▸ **Exercise aim**
Reproduce the listing below exactly, beginning with its first line and ending with the line that holds "const yTicks = [0, 25, 50, 75, 100];"; pictures are not part of the copy.

◇ ◇ ◇

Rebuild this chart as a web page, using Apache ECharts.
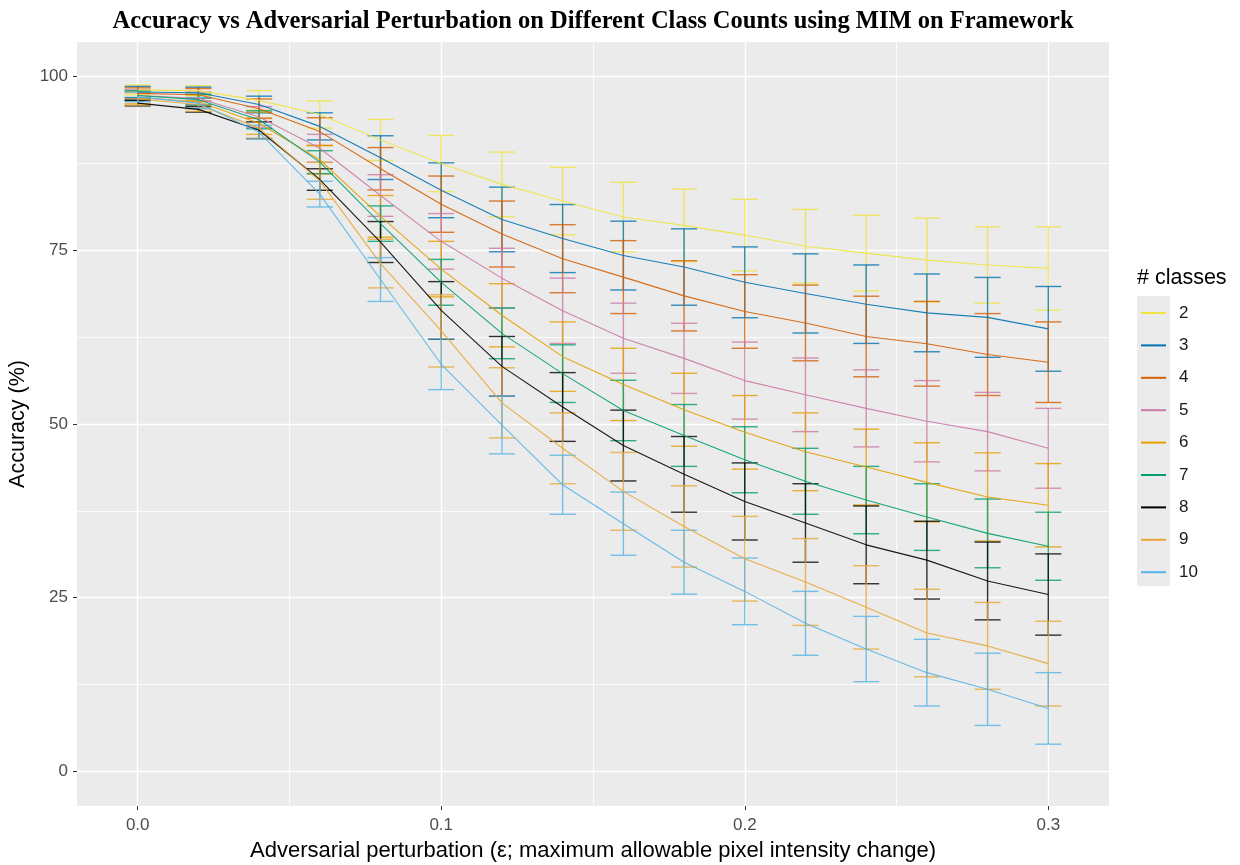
<!DOCTYPE html>
<html>
<head>
<meta charset="utf-8">
<script src="https://cdn.jsdelivr.net/npm/echarts@6/dist/echarts.min.js"></script>
<style>
html,body{margin:0;padding:0;background:#fff;}
#chart{width:1240px;height:865px;}
</style>
</head>
<body>
<div id="chart"></div>
<script>
// ---- data ----
const eps = [0, 0.02, 0.04, 0.06, 0.08, 0.10, 0.12, 0.14, 0.16, 0.18, 0.20, 0.22, 0.24, 0.26, 0.28, 0.30];
const classes = ['2', '3', '4', '5', '6', '7', '8', '9', '10'];
const xTicks = [0, 0.1, 0.2, 0.3];
const yTicks = [0, 25, 50, 75, 100];

const acc_c2  = [98.1, 98.0, 96.6, 94.55, 90.9, 87.5, 84.5, 82.1, 79.8, 78.6, 77.2, 75.6, 74.6, 73.6, 72.9, 72.4];
const err_c2  = [0.7, 0.7, 1.4, 1.95, 2.95, 4.05, 4.65, 4.85, 5.0, 5.2, 5.15, 5.3, 5.45, 6.05, 5.5, 6.0];
const acc_c3  = [97.8, 97.7, 96.0, 92.85, 88.35, 83.65, 79.45, 76.7, 74.25, 72.6, 70.4, 68.8, 67.25, 66.0, 65.35, 63.7];
const err_c3  = [0.8, 0.8, 1.2, 1.95, 3.15, 3.95, 4.65, 4.9, 4.95, 5.5, 5.1, 5.7, 5.65, 5.6, 5.75, 6.1];
const acc_c4  = [97.6, 97.4, 95.4, 92.1, 86.75, 81.65, 77.35, 73.8, 71.15, 68.45, 66.2, 64.55, 62.6, 61.55, 60.0, 58.9];
const err_c4  = [0.8, 0.9, 1.4, 2.0, 3.05, 4.05, 4.75, 4.9, 5.25, 5.05, 5.3, 5.45, 5.8, 6.1, 5.9, 5.8];
const acc_c5  = [97.3, 96.9, 94.2, 89.7, 82.9, 76.3, 71.0, 66.3, 62.35, 59.45, 56.25, 54.2, 52.25, 50.4, 48.9, 46.5];
const err_c5  = [0.8, 0.9, 1.5, 2.0, 3.0, 4.0, 4.3, 4.7, 5.05, 5.05, 5.55, 5.3, 5.55, 5.85, 5.65, 5.75];
const acc_c6  = [97.0, 96.4, 93.3, 88.05, 79.9, 72.3, 65.65, 59.7, 55.7, 52.05, 48.8, 46.0, 43.8, 41.6, 39.5, 38.3];
const err_c6  = [0.9, 1.0, 1.6, 2.05, 3.0, 4.0, 4.55, 5.0, 5.2, 5.25, 5.3, 5.6, 5.45, 5.7, 6.35, 6.0];
const acc_c7  = [97.3, 96.7, 93.8, 87.7, 78.85, 70.4, 63.05, 57.25, 51.95, 48.35, 44.85, 41.75, 39.05, 36.6, 34.25, 32.4];
const err_c7  = [0.7, 0.8, 1.3, 1.65, 2.55, 3.3, 3.65, 4.15, 4.35, 4.45, 4.75, 4.75, 4.85, 4.8, 4.95, 4.9];
const acc_c8  = [96.2, 95.3, 92.3, 85.2, 76.2, 66.35, 58.3, 52.45, 46.9, 42.75, 38.85, 35.75, 32.6, 30.4, 27.4, 25.45];
const err_c8  = [0.4, 0.4, 1.2, 1.55, 2.95, 4.15, 4.3, 4.95, 5.1, 5.45, 5.55, 5.65, 5.6, 5.6, 5.6, 5.85];
const acc_c9  = [96.8, 96.0, 92.6, 85.0, 73.1, 63.4, 53.05, 46.5, 40.3, 35.25, 30.6, 27.25, 23.6, 19.9, 18.05, 15.5];
const err_c9  = [0.9, 1.0, 1.5, 2.65, 3.5, 5.2, 5.05, 5.1, 5.6, 5.85, 6.1, 6.25, 6.0, 6.3, 6.25, 6.1];
const acc_c10 = [97.1, 96.2, 92.0, 83.1, 70.8, 58.6, 49.85, 41.25, 35.65, 30.1, 25.9, 21.3, 17.6, 14.2, 11.8, 9.05];
const err_c10 = [0.7, 0.8, 1.0, 1.85, 3.15, 3.65, 4.15, 4.25, 4.55, 4.6, 4.8, 4.6, 4.7, 4.8, 5.2, 5.15];

const accs = [acc_c2, acc_c3, acc_c4, acc_c5, acc_c6, acc_c7, acc_c8, acc_c9, acc_c10];
const errs = [err_c2, err_c3, err_c4, err_c5, err_c6, err_c7, err_c8, err_c9, err_c10];

// ---- style ----
const colors = ['#F0E442', '#0072B2', '#D55E00', '#CC79A7', '#E69F00', '#009E73', '#000000', '#E8A736', '#56B4E9'];
const CAP = 0.0043;
const SANS = 'Liberation Sans, Arial, sans-serif';

function renderErr(params, api) {
  const x = api.value(0), lo = api.value(1), hi = api.value(2);
  const pLo = api.coord([x, lo]);
  const pHi = api.coord([x, hi]);
  const pA = api.coord([x - CAP, hi]);
  const pB = api.coord([x + CAP, hi]);
  const half = (pB[0] - pA[0]) / 2;
  const style = { stroke: api.visual('color'), lineWidth: 1.4, opacity: 0.8 };
  return {
    type: 'group',
    children: [
      { type: 'line', shape: { x1: pLo[0], y1: pLo[1], x2: pHi[0], y2: pHi[1] }, style: style },
      { type: 'line', shape: { x1: pHi[0] - half, y1: pHi[1], x2: pHi[0] + half, y2: pHi[1] }, style: style },
      { type: 'line', shape: { x1: pLo[0] - half, y1: pLo[1], x2: pLo[0] + half, y2: pLo[1] }, style: style }
    ]
  };
}

const series = [];
classes.forEach((c, k) => {
  series.push({
    name: c, type: 'line', xAxisIndex: 0, yAxisIndex: 0,
    data: eps.map((x, i) => [x, accs[k][i]]),
    showSymbol: false, symbol: 'none', smooth: false,
    itemStyle: { color: colors[k] },
    lineStyle: { color: colors[k], width: 1.1, opacity: 0.9 },
    z: 3
  });
});
classes.forEach((c, k) => {
  series.push({
    name: c, type: 'custom', xAxisIndex: 0, yAxisIndex: 0,
    renderItem: renderErr,
    data: eps.map((x, i) => [x, accs[k][i] - errs[k][i], accs[k][i] + errs[k][i]]),
    encode: { x: 0, y: [1, 2] },
    itemStyle: { color: colors[k] },
    z: 3
  });
});

const chart = echarts.init(document.getElementById('chart'), null, { renderer: 'canvas' });
chart.setOption({
  backgroundColor: '#ffffff',
  animation: false,
  title: [
    {
      text: 'Accuracy vs Adversarial Perturbation on Different Class Counts using MIM on Framework',
      left: 593, top: 9, textAlign: 'center', padding: 0,
      textStyle: { fontFamily: 'Liberation Serif, Times New Roman, serif', fontWeight: 'bold', fontSize: 24.5, color: '#000' }
    },
    {
      text: '# classes', left: 1137, top: 267, padding: 0,
      textStyle: { fontFamily: SANS, fontWeight: 'normal', fontSize: 21.5, color: '#000' }
    }
  ],
  graphic: [
    { type: 'rect', left: 1137, top: 296, shape: { width: 33, height: 290 }, style: { fill: '#EBEBEB' }, z: 0 }
  ],
  legend: {
    orient: 'vertical', left: 1141, top: 303, padding: 0,
    itemWidth: 25, itemHeight: 2, itemGap: 12.4, icon: 'rect',
    data: classes,
    textStyle: { fontFamily: SANS, fontSize: 17, color: '#1a1a1a', lineHeight: 20, padding: [0, 0, 0, 8] },
    z: 5
  },
  grid: {
    left: 77, right: 131, top: 42, bottom: 59,
    outerBoundsMode: 'none', containLabel: false,
    show: true, backgroundColor: '#EBEBEB', borderWidth: 0
  },
  xAxis: [
    {
      type: 'value', min: -0.02, max: 0.32,
      name: 'Adversarial perturbation (\u03b5; maximum allowable pixel intensity change)',
      nameLocation: 'middle', nameGap: 34,
      nameTextStyle: { fontFamily: SANS, fontSize: 22, color: '#000' },
      axisLine: { show: false, onZero: false },
      axisTick: { show: true, length: 4, lineStyle: { color: '#333333', width: 1 }, customValues: xTicks },
      axisLabel: { customValues: xTicks, margin: 11, fontFamily: SANS, fontSize: 17, color: '#4D4D4D', formatter: v => v.toFixed(1) },
      splitLine: { show: true, lineStyle: { color: '#ffffff', width: 1.4 } }
    },
    {
      type: 'value', min: -0.02, max: 0.32, position: 'bottom',
      axisLine: { show: false, onZero: false },
      axisTick: { show: false, customValues: [0.05, 0.15, 0.25] },
      axisLabel: { show: false, customValues: [0.05, 0.15, 0.25] },
      splitLine: { show: true, lineStyle: { color: '#ffffff', width: 0.8 } }
    }
  ],
  yAxis: [
    {
      type: 'value', min: -5, max: 105,
      name: 'Accuracy (%)', nameLocation: 'middle', nameGap: 42, nameRotate: 90,
      nameTextStyle: { fontFamily: SANS, fontSize: 21.5, color: '#000' },
      axisLine: { show: false, onZero: false },
      axisTick: { show: true, length: 4, lineStyle: { color: '#333333', width: 1 }, customValues: yTicks },
      axisLabel: { customValues: yTicks, margin: 9, fontFamily: SANS, fontSize: 17, color: '#4D4D4D' },
      splitLine: { show: true, lineStyle: { color: '#ffffff', width: 1.4 } }
    },
    {
      type: 'value', min: -5, max: 105, position: 'left',
      axisLine: { show: false, onZero: false },
      axisTick: { show: false, customValues: [12.5, 37.5, 62.5, 87.5] },
      axisLabel: { show: false, customValues: [12.5, 37.5, 62.5, 87.5] },
      splitLine: { show: true, lineStyle: { color: '#ffffff', width: 0.8 } }
    }
  ],
  series: series
});
</script>
</body>
</html>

◇ ◇ ◇

▸ **Solution for this exercise**
Rebuild this chart as a web page, using Apache ECharts.
<!DOCTYPE html>
<html>
<head>
<meta charset="utf-8">
<script src="https://cdn.jsdelivr.net/npm/echarts@6/dist/echarts.min.js"></script>
<style>
html,body{margin:0;padding:0;background:#fff;}
#chart{width:1240px;height:865px;}
</style>
</head>
<body>
<div id="chart"></div>
<script>
// ---- data ----
const eps = [0, 0.02, 0.04, 0.06, 0.08, 0.10, 0.12, 0.14, 0.16, 0.18, 0.20, 0.22, 0.24, 0.26, 0.28, 0.30];
const classes = ['2', '3', '4', '5', '6', '7', '8', '9', '10'];
const xTicks = [0, 0.1, 0.2, 0.3];
const yTicks = [0, 25, 50, 75, 100];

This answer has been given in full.